The Finance and Money folks have taken the discussion in a business direction, but the studies are drawn from across fields such as music, athletics, chess mastery, and even Napoleanic prowess. The rough sum of it is that if you put in ten+ years in your field with this highly motivated level of practice geared toward improvement and repetition of improvement you’ll soon be the cream floating on top of the skim.
So is it true? And does it apply to writing?
I think it is and does. Of course, there are variables. If you’re writing in a language that is not your first language you’ve got obstacles before you that amount to an extra bump in the middle of your race track. If you pick a field where you’re coming from behind the pack (say, you know nothing of politics or the miitary, but you’ve decided to write a military-based political intrigue story) then you’re going to have to work that much harder. And if you can’t type for love nor money and can’t learn ’cause your hands have arthritis–things are going to be much harder.

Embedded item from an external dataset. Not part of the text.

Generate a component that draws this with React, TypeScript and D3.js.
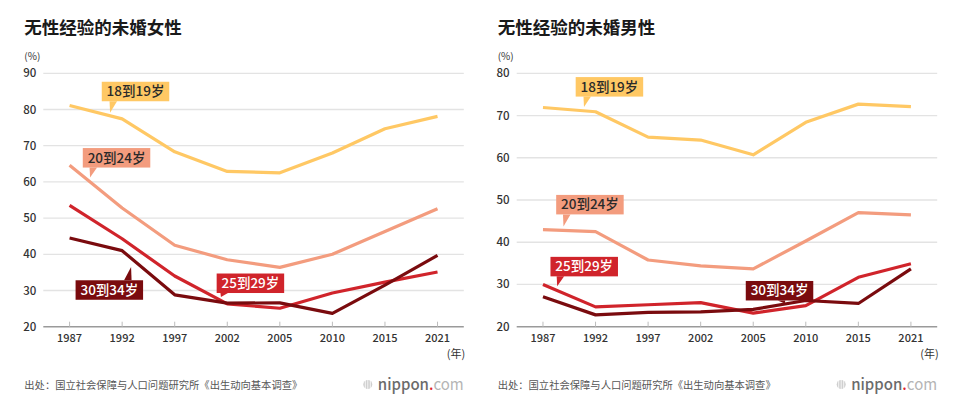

Also, I think people gravitate toward that which interests them. They like what they feel good at, when compared to peers.  And they can dedicate themselves to mastering that field and do so.
So that’s the pep talk. If there’s any gold at the rainbow’s end you’ll only get it after hiking for miles, charting the relative humidity and rainbow-favorable conditions in the area, and learning the tongue-twisting language of the Leprechauns. If you word hard and smart it’ll take you ten to thirty years. But it’ll be one sweet little pot of gold when you get it.